Friday, 5 December 2025

2 Life Reconstrued: 4 The Organism as Horizon: How Life Co-Defines Its World

Having traced living systems from relational fields to the actualisation of value, we now broaden our lens: the organism does not exist in isolation. Its relational field extends outward, entwining with its environment, shaping possibilities while being shaped by them. In relational ontology, the organism is best understood as a horizon of potential, not a discrete, self-contained unit.

Consider the implications:

  • Perception as modulation: Sensory systems do not passively record “data” from the environment. They actively modulate internal potentials in response to environmental conditions, establishing a dynamic feedback loop between organism and world.

  • Environmental shaping: The organism modifies its environment — physically, chemically, socially — which in turn alters the relational field that constrains and enables further action. A beaver’s dam, an ant colony’s nest, or even a neuron’s synaptic landscape illustrate how the organism extends its horizon into the world.

  • Co-emergence: The organism and its environment are mutually constitutive. Neither exists independently in terms of viability; relational dynamics continuously co-actualise possibilities across this interface.

This perspective reframes classic biological notions: adaptation is not the organism “tracking” a pre-existing environment. Instead, adaptation emerges from the ongoing negotiation of potential between organism and environment. Life is always relational, always co-defining its context.

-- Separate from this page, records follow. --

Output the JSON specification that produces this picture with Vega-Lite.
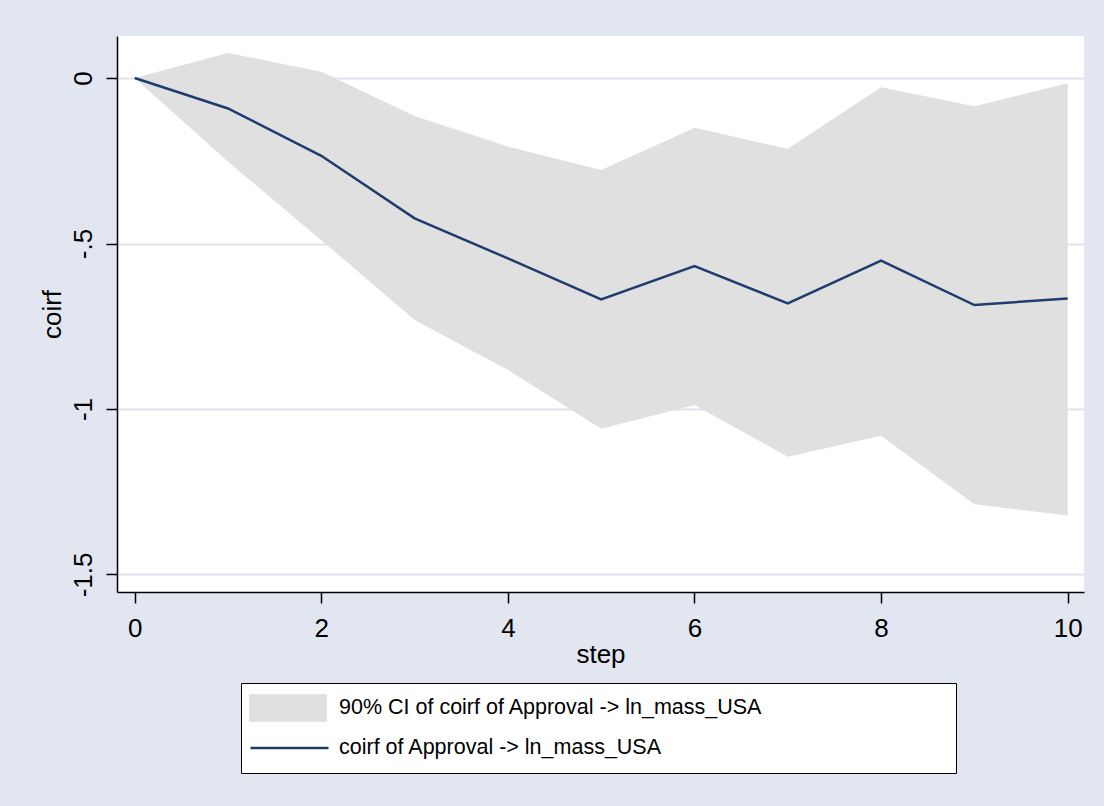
{
  "$schema": "https://vega.github.io/schema/vega-lite/v6.json",
  "width": 967,
  "height": 556,
  "autosize": {"type": "none"},
  "padding": {"left": 117, "top": 36, "right": 20, "bottom": 214},
  "background": "#E1E6F0",
  "config": {
    "view": {"fill": "white", "stroke": null},
    "font": "Liberation Sans",
    "axis": {
      "domainColor": "black",
      "domainWidth": 1.5,
      "tickColor": "black",
      "tickWidth": 1.5,
      "tickSize": 11,
      "labelFont": "Liberation Sans",
      "labelFontSize": 26,
      "labelColor": "black",
      "titleFont": "Liberation Sans",
      "titleFontSize": 26,
      "titleFontWeight": "normal",
      "titleColor": "black",
      "labelOverlap": false,
      "labelFlush": false
    },
    "legend": {
      "orient": "none",
      "direction": "vertical",
      "padding": 6,
      "cornerRadius": 0,
      "symbolSize": 6084,
      "symbolOffset": 2,
      "clipHeight": 38,
      "rowPadding": 2,
      "labelFont": "Liberation Sans",
      "labelFontSize": 21.5,
      "labelColor": "black",
      "labelLimit": 1000,
      "labelOffset": 12
    }
  },
  "data": {
    "values": [
      {"step": 0, "hi": 0.0, "irf": 0.0, "lo": 0.0},
      {"step": 1, "hi": 0.076, "irf": -0.092, "lo": -0.253},
      {"step": 2, "hi": 0.019, "irf": -0.235, "lo": -0.49},
      {"step": 3, "hi": -0.115, "irf": -0.424, "lo": -0.731},
      {"step": 4, "hi": -0.207, "irf": -0.545, "lo": -0.882},
      {"step": 5, "hi": -0.278, "irf": -0.669, "lo": -1.06},
      {"step": 6, "hi": -0.15, "irf": -0.568, "lo": -0.988},
      {"step": 7, "hi": -0.214, "irf": -0.681, "lo": -1.144},
      {"step": 8, "hi": -0.028, "irf": -0.552, "lo": -1.081},
      {"step": 9, "hi": -0.085, "irf": -0.686, "lo": -1.288},
      {"step": 10, "hi": -0.016, "irf": -0.666, "lo": -1.322}
    ]
  },
  "layer": [
    {
      "mark": {"type": "area", "opacity": 1},
      "encoding": {
        "x": {
          "field": "step",
          "type": "quantitative",
          "scale": {"domain": [-0.19, 10.175], "nice": false, "zero": false},
          "axis": {
            "title": "step",
            "values": [0, 2, 4, 6, 8, 10],
            "format": "d",
            "grid": false,
            "labelPadding": 12,
            "titlePadding": 0
          }
        },
        "y": {
          "field": "lo",
          "type": "quantitative",
          "scale": {"domain": [-1.553, 0.127], "nice": false, "zero": false},
          "axis": {
            "title": "coirf",
            "values": [0, -0.5, -1, -1.5],
            "labelExpr": "datum.value == 0 ? '0' : datum.value == -0.5 ? '-.5' : datum.value == -1 ? '-1' : '-1.5'",
            "labelAngle": 270,
            "labelAlign": "center",
            "labelBaseline": "bottom",
            "labelPadding": 10,
            "titlePadding": 5,
            "grid": true,
            "gridColor": "#DFE4EE",
            "gridWidth": 2
          }
        },
        "y2": {"field": "hi"},
        "fill": {
          "datum": "90% CI of coirf of Approval -> ln_mass_USA",
          "type": "nominal",
          "scale": {
            "domain": ["90% CI of coirf of Approval -> ln_mass_USA", "coirf of Approval -> ln_mass_USA"],
            "range": ["#E0E0E0", "transparent"]
          },
          "legend": {
            "legendX": 124,
            "legendY": 647,
            "zindex": 0,
            "title": "\u00a0",
            "titleOrient": "right",
            "titleFontSize": 10,
            "titlePadding": 187,
            "strokeColor": "black",
            "fillColor": "white",
            "symbolType": "M-1,-0.35L1,-0.35L1,0.35L-1,0.35Z",
            "symbolStrokeWidth": 0
          }
        }
      }
    },
    {
      "mark": {"type": "line", "strokeWidth": 2.5},
      "encoding": {
        "x": {"field": "step", "type": "quantitative"},
        "y": {"field": "irf", "type": "quantitative", "title": "coirf"},
        "stroke": {
          "datum": "coirf of Approval -> ln_mass_USA",
          "type": "nominal",
          "scale": {"domain": ["coirf of Approval -> ln_mass_USA"], "range": ["#1E3D6E"]},
          "legend": {
            "legendX": 124,
            "legendY": 687,
            "zindex": 1,
            "title": null,
            "symbolType": "stroke",
            "symbolStrokeWidth": 2.5,
            "labelExpr": "''"
          }
        }
      }
    }
  ]
}
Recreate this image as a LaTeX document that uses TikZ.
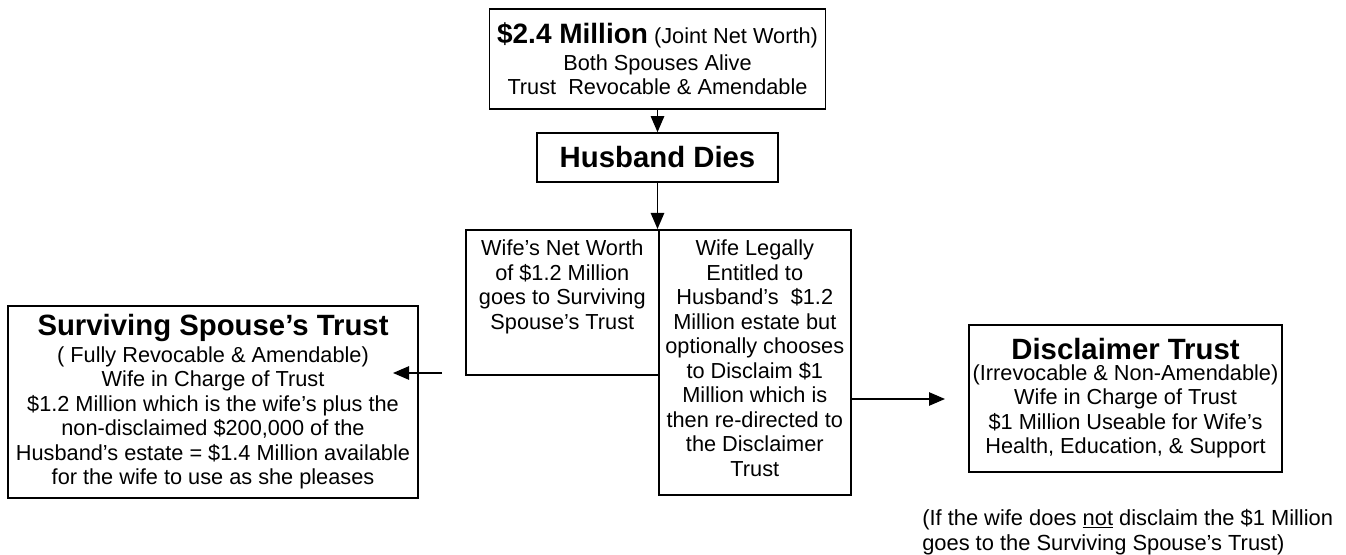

Within this horizon, value remains the guiding principle:

  • Each modulation of potential preserves or expands systemic viability.

  • Actions and responses are contingent, context-sensitive, and non-representational.

  • Semiotic meaning has not yet emerged; these are value-driven relational dynamics.

Viewing organisms as horizons clarifies why traditional metaphors — computation, coding, signaling — fail. They suggest isolated units processing pre-given inputs, rather than fields negotiating constraints and possibilities. Recognising the horizon restores the relational, emergent, and contingent character of life.